Sunday afternoon’s concert at Club Fox in Redwood City is more than just a summit meeting of two of the Bay Area’s best jazz drummers.
To be sure, Wally Schnalle and Joe DeRose are major talents. The former has cut an impressive swath through Bay Area jazz since deciding in 1984 to abandon a Silicon Valley cubicle and return to his first love. Since then, he’s gigged extensively, recorded a number of albums and written a column for Drum! magazine.
Schnalle also over the years has taken on a number of students, DeRose among them. Fronting his own band, Amici, these days, the latter waxes effusively about the influence Schnalle has had on his playing and life, calling him “an inspiration … as a drummer, educator, columnist, bandleader, composer … most importantly, he is a great friend.”
It is teacher and student, then, who share the bill Sunday. Schnalle will be showcasing “Idiot Fish” which, as he explains on his website, represents “the cutting edge intersection of electronica and improvised music.”
(It) combines a myriad of influences from my love of jazz and fusion to trends and sounds that emanate from the electronic dance music world. Genres like Jungle, Glitch, Dub-Step and IDM all have a hand in influencing these newest compositions, which fuel this new ensemble. My usual acoustic drum set is augmented by a host of electronic devices that allow me to embellish my usual percussive voice with electronic elements. Yet you still hear the sound of the acoustic drums, a vital element. But even more ground-breaking is the fact that I also play much of the harmonic content of these compositions from the drum set. Therefore, I only need only sax and bass on stage with me to complete the sound. Joining will be Lee Pardini (saxophone) and Joe Costantini (bass).

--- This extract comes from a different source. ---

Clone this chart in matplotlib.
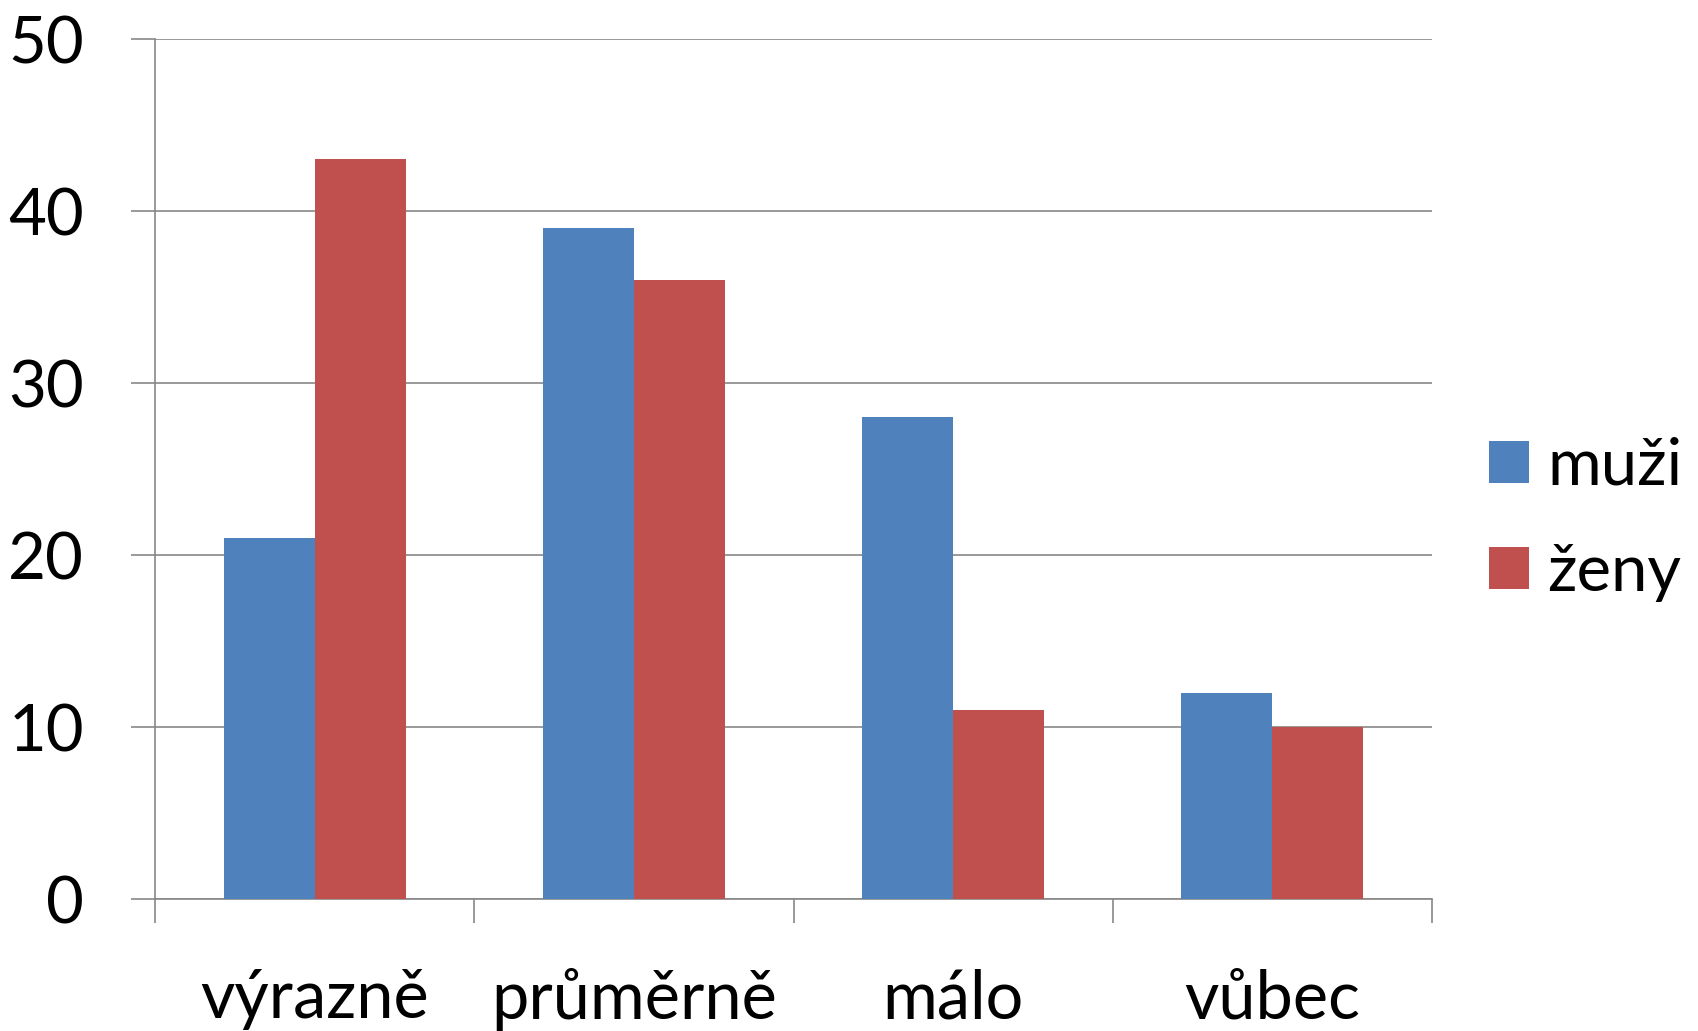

DeRose’s presentation will be more straightforward but none the less exciting, featuring as it does his band of Hristo Vitchev (guitar), Dann Zinin (saxophone), Murray Low (keyboards) and Dan Robbins (bass). It’s the same lineup heard on DeRose’s recent recording, “Sounds for the Soul.”
On a larger note, Sunday’s concert presents the rare opportunity to catch two drummer-led ensembles in action. I asked DeRose in an interview about his own inspirations as a leader.
Question: When you consider jazz’s history, the number of drummers who have led their own groups is comparatively small, even if we are talking such giants like Art Blakey. As a leader, do you draw on drummers for example and inspiration?
DeRose: Well, you mention drummers who lead their own groups and the first person who comes to mind for me is Louie Bellson. He was a dear friend of mine and it was truly an honor to be his friend. He was a perfect example to me (not only) as a bandleader and a drummer but also as a person. He was a kind person to everyone he met and really led by example to me on how to conduct my self as a person. He used to encourage me write music and so I have dedicated a track on this CD to him entitled “Drum Angel.”